[Plotting code records]
^^^^^^^^

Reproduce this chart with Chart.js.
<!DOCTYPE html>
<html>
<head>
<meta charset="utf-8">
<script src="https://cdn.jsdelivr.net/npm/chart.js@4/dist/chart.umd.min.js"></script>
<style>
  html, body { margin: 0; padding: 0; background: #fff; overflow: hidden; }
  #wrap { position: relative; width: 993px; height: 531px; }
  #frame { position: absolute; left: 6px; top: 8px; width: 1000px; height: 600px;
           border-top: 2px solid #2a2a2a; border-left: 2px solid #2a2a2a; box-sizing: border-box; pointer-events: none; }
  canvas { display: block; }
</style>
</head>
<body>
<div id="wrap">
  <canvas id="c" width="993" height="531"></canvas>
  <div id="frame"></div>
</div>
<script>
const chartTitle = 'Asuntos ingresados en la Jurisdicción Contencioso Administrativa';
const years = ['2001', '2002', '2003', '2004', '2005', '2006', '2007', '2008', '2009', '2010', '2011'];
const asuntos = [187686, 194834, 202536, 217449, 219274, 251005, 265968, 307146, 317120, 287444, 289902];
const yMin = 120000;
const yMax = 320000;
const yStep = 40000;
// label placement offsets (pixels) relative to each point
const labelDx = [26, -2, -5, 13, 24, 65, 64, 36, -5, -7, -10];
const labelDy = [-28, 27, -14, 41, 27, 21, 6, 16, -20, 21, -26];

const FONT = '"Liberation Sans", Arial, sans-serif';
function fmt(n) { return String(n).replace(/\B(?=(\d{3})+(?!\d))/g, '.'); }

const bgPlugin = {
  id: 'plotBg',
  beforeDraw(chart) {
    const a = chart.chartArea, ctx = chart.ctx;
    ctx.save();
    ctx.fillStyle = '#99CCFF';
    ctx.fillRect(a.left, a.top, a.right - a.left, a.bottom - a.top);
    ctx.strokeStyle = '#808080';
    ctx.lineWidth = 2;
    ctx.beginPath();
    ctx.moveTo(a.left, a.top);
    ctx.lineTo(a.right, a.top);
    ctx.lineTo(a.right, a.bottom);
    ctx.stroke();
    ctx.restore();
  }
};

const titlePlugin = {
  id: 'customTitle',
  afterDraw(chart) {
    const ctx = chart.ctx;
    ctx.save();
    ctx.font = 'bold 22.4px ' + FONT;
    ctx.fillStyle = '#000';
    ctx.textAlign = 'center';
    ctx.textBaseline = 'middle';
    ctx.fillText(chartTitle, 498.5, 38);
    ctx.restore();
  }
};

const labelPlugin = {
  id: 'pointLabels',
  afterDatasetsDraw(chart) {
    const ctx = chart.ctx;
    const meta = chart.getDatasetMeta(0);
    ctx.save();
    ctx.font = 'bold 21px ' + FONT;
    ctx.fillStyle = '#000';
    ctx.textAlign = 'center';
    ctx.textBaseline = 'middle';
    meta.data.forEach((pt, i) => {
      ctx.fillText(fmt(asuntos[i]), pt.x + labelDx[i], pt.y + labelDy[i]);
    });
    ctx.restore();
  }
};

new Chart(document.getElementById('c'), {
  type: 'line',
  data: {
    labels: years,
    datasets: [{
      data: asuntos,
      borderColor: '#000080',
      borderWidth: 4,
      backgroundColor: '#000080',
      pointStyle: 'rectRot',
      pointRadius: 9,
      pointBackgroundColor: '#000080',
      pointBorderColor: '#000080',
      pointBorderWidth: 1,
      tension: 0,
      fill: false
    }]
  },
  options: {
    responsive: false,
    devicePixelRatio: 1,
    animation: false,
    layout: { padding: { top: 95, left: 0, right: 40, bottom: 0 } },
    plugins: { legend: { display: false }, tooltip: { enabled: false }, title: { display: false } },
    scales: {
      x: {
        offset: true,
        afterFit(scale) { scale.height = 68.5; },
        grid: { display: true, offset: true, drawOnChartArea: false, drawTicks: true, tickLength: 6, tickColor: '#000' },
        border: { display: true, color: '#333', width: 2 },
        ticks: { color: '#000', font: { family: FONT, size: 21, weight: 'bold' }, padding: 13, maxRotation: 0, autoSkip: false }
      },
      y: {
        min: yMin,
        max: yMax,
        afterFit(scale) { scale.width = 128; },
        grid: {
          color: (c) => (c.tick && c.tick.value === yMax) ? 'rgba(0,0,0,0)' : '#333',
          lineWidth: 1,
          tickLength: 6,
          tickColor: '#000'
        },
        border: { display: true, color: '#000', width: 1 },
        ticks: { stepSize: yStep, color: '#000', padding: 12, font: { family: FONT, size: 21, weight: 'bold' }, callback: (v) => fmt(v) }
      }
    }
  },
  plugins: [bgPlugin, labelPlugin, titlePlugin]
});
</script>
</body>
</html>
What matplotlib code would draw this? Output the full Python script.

^^^^^^^^

TASK INSTRUCTIONS. Repeat each of the entries above precisely as given.

REPLY TO THE TASK.
Reproduce this chart with Chart.js.
<!DOCTYPE html>
<html>
<head>
<meta charset="utf-8">
<script src="https://cdn.jsdelivr.net/npm/chart.js@4/dist/chart.umd.min.js"></script>
<style>
  html, body { margin: 0; padding: 0; background: #fff; overflow: hidden; }
  #wrap { position: relative; width: 993px; height: 531px; }
  #frame { position: absolute; left: 6px; top: 8px; width: 1000px; height: 600px;
           border-top: 2px solid #2a2a2a; border-left: 2px solid #2a2a2a; box-sizing: border-box; pointer-events: none; }
  canvas { display: block; }
</style>
</head>
<body>
<div id="wrap">
  <canvas id="c" width="993" height="531"></canvas>
  <div id="frame"></div>
</div>
<script>
const chartTitle = 'Asuntos ingresados en la Jurisdicción Contencioso Administrativa';
const years = ['2001', '2002', '2003', '2004', '2005', '2006', '2007', '2008', '2009', '2010', '2011'];
const asuntos = [187686, 194834, 202536, 217449, 219274, 251005, 265968, 307146, 317120, 287444, 289902];
const yMin = 120000;
const yMax = 320000;
const yStep = 40000;
// label placement offsets (pixels) relative to each point
const labelDx = [26, -2, -5, 13, 24, 65, 64, 36, -5, -7, -10];
const labelDy = [-28, 27, -14, 41, 27, 21, 6, 16, -20, 21, -26];

const FONT = '"Liberation Sans", Arial, sans-serif';
function fmt(n) { return String(n).replace(/\B(?=(\d{3})+(?!\d))/g, '.'); }

const bgPlugin = {
  id: 'plotBg',
  beforeDraw(chart) {
    const a = chart.chartArea, ctx = chart.ctx;
    ctx.save();
    ctx.fillStyle = '#99CCFF';
    ctx.fillRect(a.left, a.top, a.right - a.left, a.bottom - a.top);
    ctx.strokeStyle = '#808080';
    ctx.lineWidth = 2;
    ctx.beginPath();
    ctx.moveTo(a.left, a.top);
    ctx.lineTo(a.right, a.top);
    ctx.lineTo(a.right, a.bottom);
    ctx.stroke();
    ctx.restore();
  }
};

const titlePlugin = {
  id: 'customTitle',
  afterDraw(chart) {
    const ctx = chart.ctx;
    ctx.save();
    ctx.font = 'bold 22.4px ' + FONT;
    ctx.fillStyle = '#000';
    ctx.textAlign = 'center';
    ctx.textBaseline = 'middle';
    ctx.fillText(chartTitle, 498.5, 38);
    ctx.restore();
  }
};

const labelPlugin = {
  id: 'pointLabels',
  afterDatasetsDraw(chart) {
    const ctx = chart.ctx;
    const meta = chart.getDatasetMeta(0);
    ctx.save();
    ctx.font = 'bold 21px ' + FONT;
    ctx.fillStyle = '#000';
    ctx.textAlign = 'center';
    ctx.textBaseline = 'middle';
    meta.data.forEach((pt, i) => {
      ctx.fillText(fmt(asuntos[i]), pt.x + labelDx[i], pt.y + labelDy[i]);
    });
    ctx.restore();
  }
};

new Chart(document.getElementById('c'), {
  type: 'line',
  data: {
    labels: years,
    datasets: [{
      data: asuntos,
      borderColor: '#000080',
      borderWidth: 4,
      backgroundColor: '#000080',
      pointStyle: 'rectRot',
      pointRadius: 9,
      pointBackgroundColor: '#000080',
      pointBorderColor: '#000080',
      pointBorderWidth: 1,
      tension: 0,
      fill: false
    }]
  },
  options: {
    responsive: false,
    devicePixelRatio: 1,
    animation: false,
    layout: { padding: { top: 95, left: 0, right: 40, bottom: 0 } },
    plugins: { legend: { display: false }, tooltip: { enabled: false }, title: { display: false } },
    scales: {
      x: {
        offset: true,
        afterFit(scale) { scale.height = 68.5; },
        grid: { display: true, offset: true, drawOnChartArea: false, drawTicks: true, tickLength: 6, tickColor: '#000' },
        border: { display: true, color: '#333', width: 2 },
        ticks: { color: '#000', font: { family: FONT, size: 21, weight: 'bold' }, padding: 13, maxRotation: 0, autoSkip: false }
      },
      y: {
        min: yMin,
        max: yMax,
        afterFit(scale) { scale.width = 128; },
        grid: {
          color: (c) => (c.tick && c.tick.value === yMax) ? 'rgba(0,0,0,0)' : '#333',
          lineWidth: 1,
          tickLength: 6,
          tickColor: '#000'
        },
        border: { display: true, color: '#000', width: 1 },
        ticks: { stepSize: yStep, color: '#000', padding: 12, font: { family: FONT, size: 21, weight: 'bold' }, callback: (v) => fmt(v) }
      }
    }
  },
  plugins: [bgPlugin, labelPlugin, titlePlugin]
});
</script>
</body>
</html>
What matplotlib code would draw this? Output the full Python script.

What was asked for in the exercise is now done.